Iolite is the gem variety of the mineral Cordierite. When the mineral is transparent and of gem quality, it is known as "iolite" in the gem. It describes the transparent to the translucent form of Cordierite, which has an appearance similar to sapphire and tanzanite. Cordierite is a silicate mineral that is found in metamorphic and igneous rocks.
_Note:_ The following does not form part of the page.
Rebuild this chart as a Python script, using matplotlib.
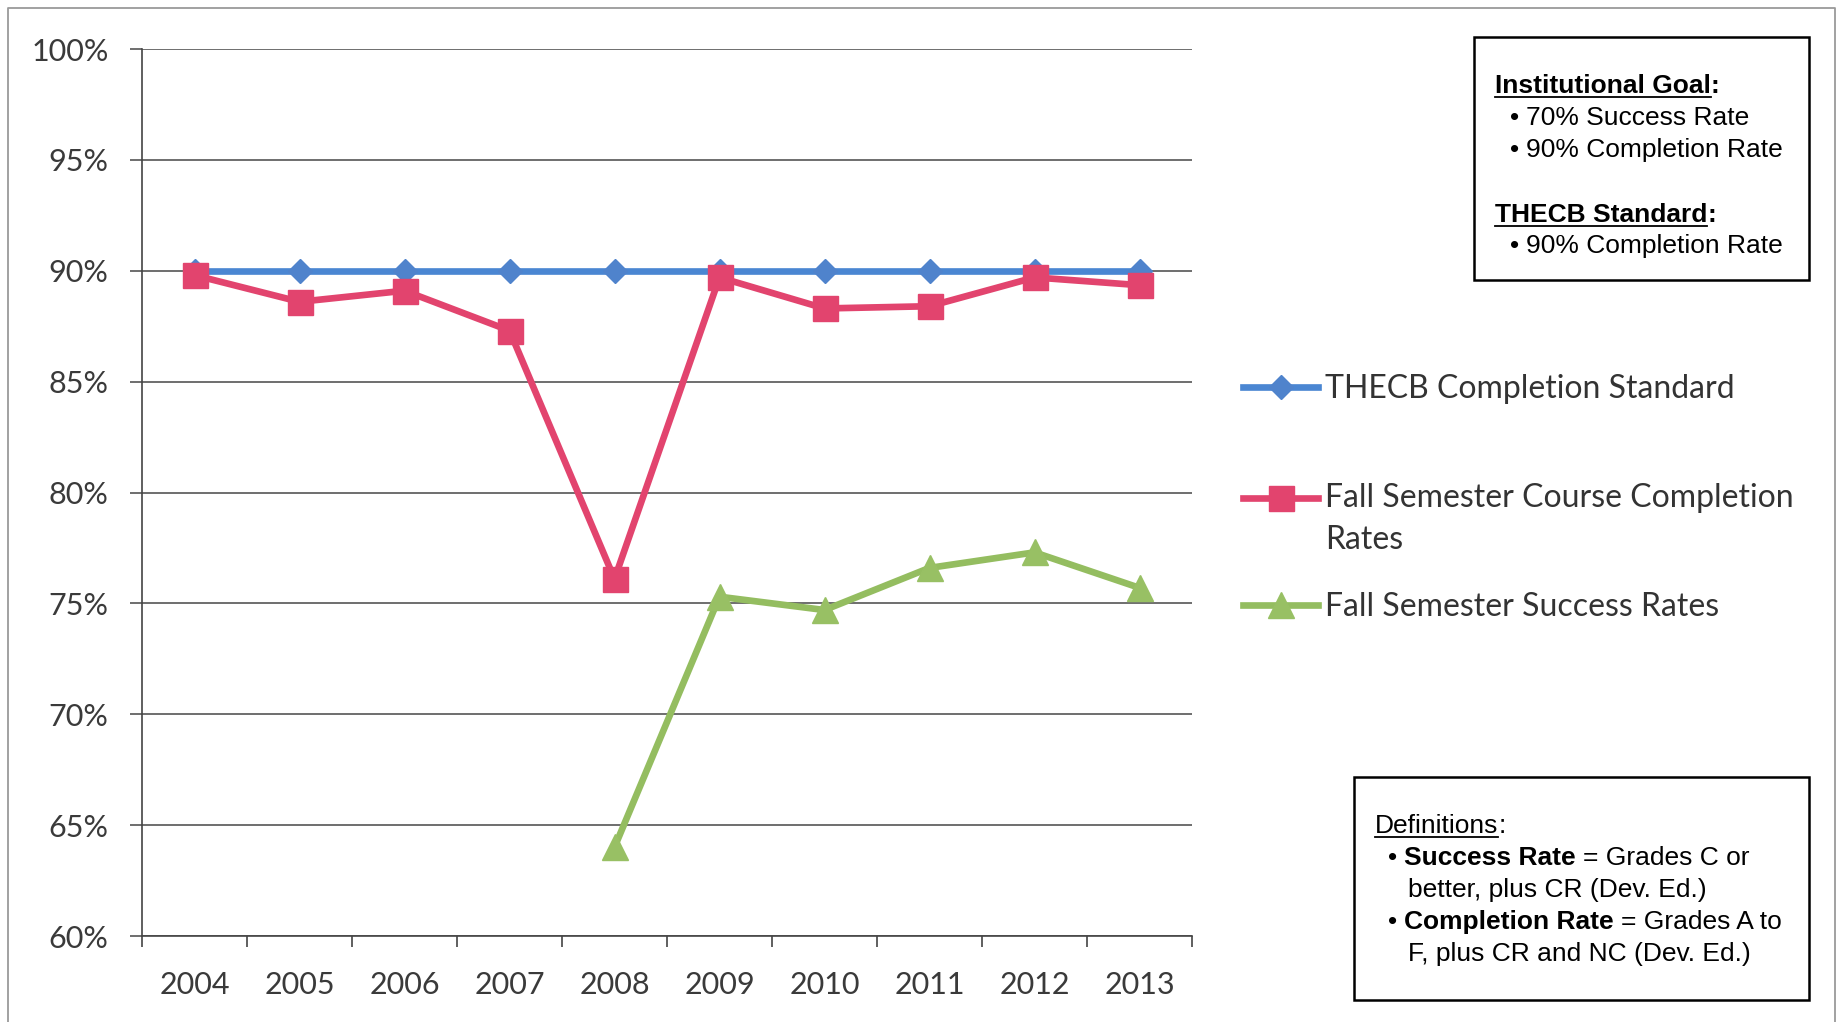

Iolite can be light to deep blue, and usually has a purplish tinge to it and is one of the most strongly pleochroic minerals. Usually transparent, iolite sometimes contains inclusions that cause attractive phenomena. Iolite is strongly pleochroic and will exhibit a different color when viewed at different angles. It is the most pleochroic gemstone, with this effect being noticeable on all transparent Iolite gemstones. A blue or violet-blue Iolite gemstone will become a duller gray or grayish-yellow when viewed at a different angle.
It is much softer than sapphires and is abundantly found in Australia (Northern Territory), Brazil, Burma, Canada (Yellowknife area of the Northwest Territories), India, Madagascar, Namibia, Sri Lanka, Tanzania, and the United States (Connecticut).
Cordierite, which was discovered in 1813, in specimens from Níjar, Almería (Spain) is named after the French geologist Louis Cordier from the Greek word for "violet", alluding to the purplish tinge often exhibited by this gemstone. The name "iolite" comes from the Greek word for violet. Another old name is dichroite, a Greek word meaning "two-colored rock", a reference to cordierite's strong pleochroism. It has also been called "water-sapphire" and "Vikings' Compass" because of its usefulness in determining the direction of the sun on overcast days, the Vikings have used it for this purpose.
Iolite is the gemstone for the 21st wedding anniversary.